(Records with drawing code)
"""
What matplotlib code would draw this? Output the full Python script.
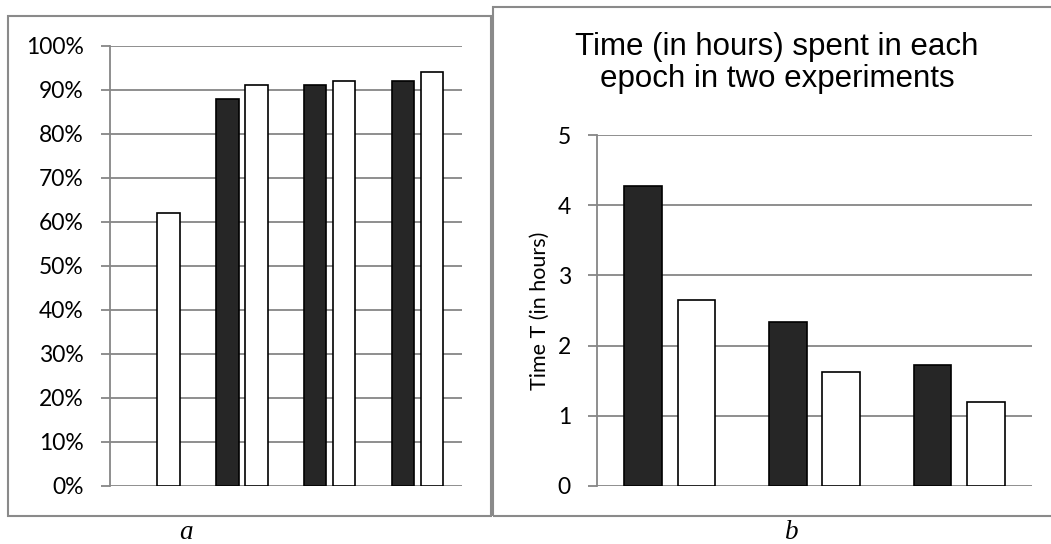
import numpy as np
import matplotlib
matplotlib.use("Agg")
import matplotlib.pyplot as plt
from matplotlib.patches import Rectangle
from matplotlib.ticker import PercentFormatter

# panel a: accuracy per group (first group has no dark bar)
a_groups = [0, 1, 2, 3]
a_dark = [np.nan, 0.88, 0.91, 0.92]
a_light = [0.62, 0.91, 0.92, 0.94]

# panel b: time in hours per epoch
b_groups = [0, 1, 2]
b_dark = [4.27, 2.33, 1.73]
b_light = [2.65, 1.63, 1.19]

title_b = "Time (in hours) spent in each\nepoch in two experiments"
ylabel_b = "Time T (in hours)"

W, H = 1051, 544
GRID = "#868686"
BORDER = "#8a8a8a"
DARK = "#262626"
TICKFONT = "Lato"

fig = plt.figure(figsize=(W / 100, H / 100), dpi=100)

def px_axes(x0, x1, y0, y1):
    return fig.add_axes([x0 / W, 1 - y1 / H, (x1 - x0) / W, (y1 - y0) / H])

def style(ax):
    ax.set_axisbelow(True)
    ax.yaxis.grid(True, color=GRID, linewidth=1.3)
    for s in ["top", "right", "bottom"]:
        ax.spines[s].set_visible(False)
    ax.spines["left"].set_color(GRID)
    ax.spines["left"].set_linewidth(1.3)
    ax.tick_params(axis="y", direction="out", length=6.5, width=1.3, color=GRID,
                   pad=12.5, labelsize=16.5)
    ax.tick_params(axis="x", length=0, labelbottom=False)
    for lab in ax.get_yticklabels():
        lab.set_fontfamily(TICKFONT)

# ---- panel a
axa = px_axes(110, 461.7, 45.7, 485.7)
w, off = 0.254, 0.165
xa = np.array(a_groups)
axa.bar(xa - off, a_dark, width=w, color=DARK, edgecolor="black", linewidth=1.2)
axa.bar(xa + off, a_light, width=w, color="white", edgecolor="black", linewidth=1.2)
axa.set_xlim(-0.5, 3.5)
axa.set_ylim(0, 1)
axa.set_yticks(np.arange(0, 1.01, 0.1))
axa.yaxis.set_major_formatter(PercentFormatter(1.0, decimals=0))
style(axa)

# ---- panel b
axb = px_axes(597.3, 1031.7, 135, 486)
w, off = 0.26, 0.184
xb = np.array(b_groups)
axb.bar(xb - off, b_dark, width=w, color=DARK, edgecolor="black", linewidth=1.2)
axb.bar(xb + off, b_light, width=w, color="white", edgecolor="black", linewidth=1.2)
axb.set_xlim(-0.5, 2.5)
axb.set_ylim(0, 5)
axb.set_yticks(range(0, 6))
style(axb)
axb.set_ylabel(ylabel_b, fontsize=15.5, fontfamily=TICKFONT, labelpad=5.5)

fig.text(777 / W, 1 - 32 / H, title_b, ha="center", va="top", fontsize=22.5,
         fontfamily="Liberation Sans", linespacing=1.07)

# panel frames
fig.patches.append(Rectangle((8.3 / W, 1 - 515.7 / H), (490.7 - 8.3) / W, (515.7 - 15.7) / H,
                             transform=fig.transFigure, fill=False, edgecolor=BORDER, linewidth=1.5))
fig.patches.append(Rectangle((492.7 / W, 1 - 515.7 / H), (1070 - 492.7) / W, (515.7 - 7.3) / H,
                             transform=fig.transFigure, fill=False, edgecolor=BORDER, linewidth=1.5))

# sub-figure letters
fig.text(186.5 / W, 1 - 539 / H, "a", ha="center", va="baseline", fontsize=19.5,
         fontfamily="Liberation Serif", style="italic")
fig.text(791.7 / W, 1 - 539 / H, "b", ha="center", va="baseline", fontsize=19.5,
         fontfamily="Liberation Serif", style="italic")

fig.savefig("out.png", dpi=100)
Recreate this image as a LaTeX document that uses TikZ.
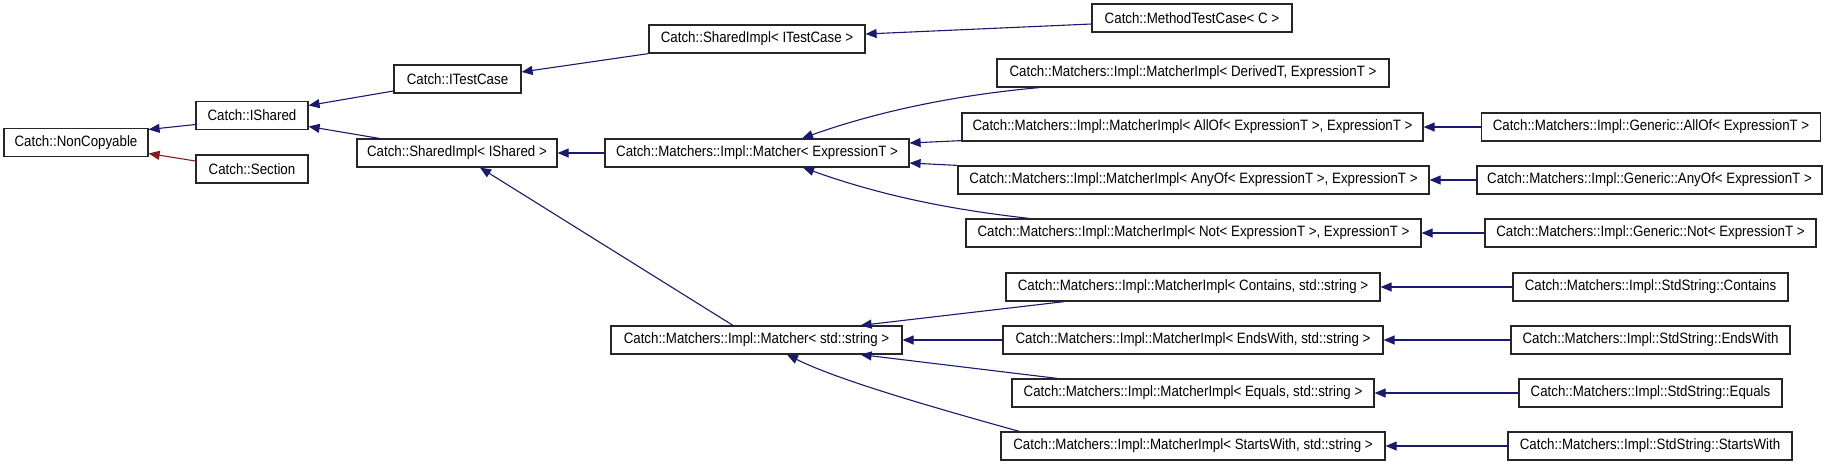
"""
DIRECTION - Print each record exactly as it stands, leaving the images out.

SOLUTION TO THIS EXERCISE -
What matplotlib code would draw this? Output the full Python script.
import numpy as np
import matplotlib
matplotlib.use("Agg")
import matplotlib.pyplot as plt
from matplotlib.patches import Rectangle
from matplotlib.ticker import PercentFormatter

# panel a: accuracy per group (first group has no dark bar)
a_groups = [0, 1, 2, 3]
a_dark = [np.nan, 0.88, 0.91, 0.92]
a_light = [0.62, 0.91, 0.92, 0.94]

# panel b: time in hours per epoch
b_groups = [0, 1, 2]
b_dark = [4.27, 2.33, 1.73]
b_light = [2.65, 1.63, 1.19]

title_b = "Time (in hours) spent in each\nepoch in two experiments"
ylabel_b = "Time T (in hours)"

W, H = 1051, 544
GRID = "#868686"
BORDER = "#8a8a8a"
DARK = "#262626"
TICKFONT = "Lato"

fig = plt.figure(figsize=(W / 100, H / 100), dpi=100)

def px_axes(x0, x1, y0, y1):
    return fig.add_axes([x0 / W, 1 - y1 / H, (x1 - x0) / W, (y1 - y0) / H])

def style(ax):
    ax.set_axisbelow(True)
    ax.yaxis.grid(True, color=GRID, linewidth=1.3)
    for s in ["top", "right", "bottom"]:
        ax.spines[s].set_visible(False)
    ax.spines["left"].set_color(GRID)
    ax.spines["left"].set_linewidth(1.3)
    ax.tick_params(axis="y", direction="out", length=6.5, width=1.3, color=GRID,
                   pad=12.5, labelsize=16.5)
    ax.tick_params(axis="x", length=0, labelbottom=False)
    for lab in ax.get_yticklabels():
        lab.set_fontfamily(TICKFONT)

# ---- panel a
axa = px_axes(110, 461.7, 45.7, 485.7)
w, off = 0.254, 0.165
xa = np.array(a_groups)
axa.bar(xa - off, a_dark, width=w, color=DARK, edgecolor="black", linewidth=1.2)
axa.bar(xa + off, a_light, width=w, color="white", edgecolor="black", linewidth=1.2)
axa.set_xlim(-0.5, 3.5)
axa.set_ylim(0, 1)
axa.set_yticks(np.arange(0, 1.01, 0.1))
axa.yaxis.set_major_formatter(PercentFormatter(1.0, decimals=0))
style(axa)

# ---- panel b
axb = px_axes(597.3, 1031.7, 135, 486)
w, off = 0.26, 0.184
xb = np.array(b_groups)
axb.bar(xb - off, b_dark, width=w, color=DARK, edgecolor="black", linewidth=1.2)
axb.bar(xb + off, b_light, width=w, color="white", edgecolor="black", linewidth=1.2)
axb.set_xlim(-0.5, 2.5)
axb.set_ylim(0, 5)
axb.set_yticks(range(0, 6))
style(axb)
axb.set_ylabel(ylabel_b, fontsize=15.5, fontfamily=TICKFONT, labelpad=5.5)

fig.text(777 / W, 1 - 32 / H, title_b, ha="center", va="top", fontsize=22.5,
         fontfamily="Liberation Sans", linespacing=1.07)

# panel frames
fig.patches.append(Rectangle((8.3 / W, 1 - 515.7 / H), (490.7 - 8.3) / W, (515.7 - 15.7) / H,
                             transform=fig.transFigure, fill=False, edgecolor=BORDER, linewidth=1.5))
fig.patches.append(Rectangle((492.7 / W, 1 - 515.7 / H), (1070 - 492.7) / W, (515.7 - 7.3) / H,
                             transform=fig.transFigure, fill=False, edgecolor=BORDER, linewidth=1.5))

# sub-figure letters
fig.text(186.5 / W, 1 - 539 / H, "a", ha="center", va="baseline", fontsize=19.5,
         fontfamily="Liberation Serif", style="italic")
fig.text(791.7 / W, 1 - 539 / H, "b", ha="center", va="baseline", fontsize=19.5,
         fontfamily="Liberation Serif", style="italic")

fig.savefig("out.png", dpi=100)
Recreate this image as a LaTeX document that uses TikZ.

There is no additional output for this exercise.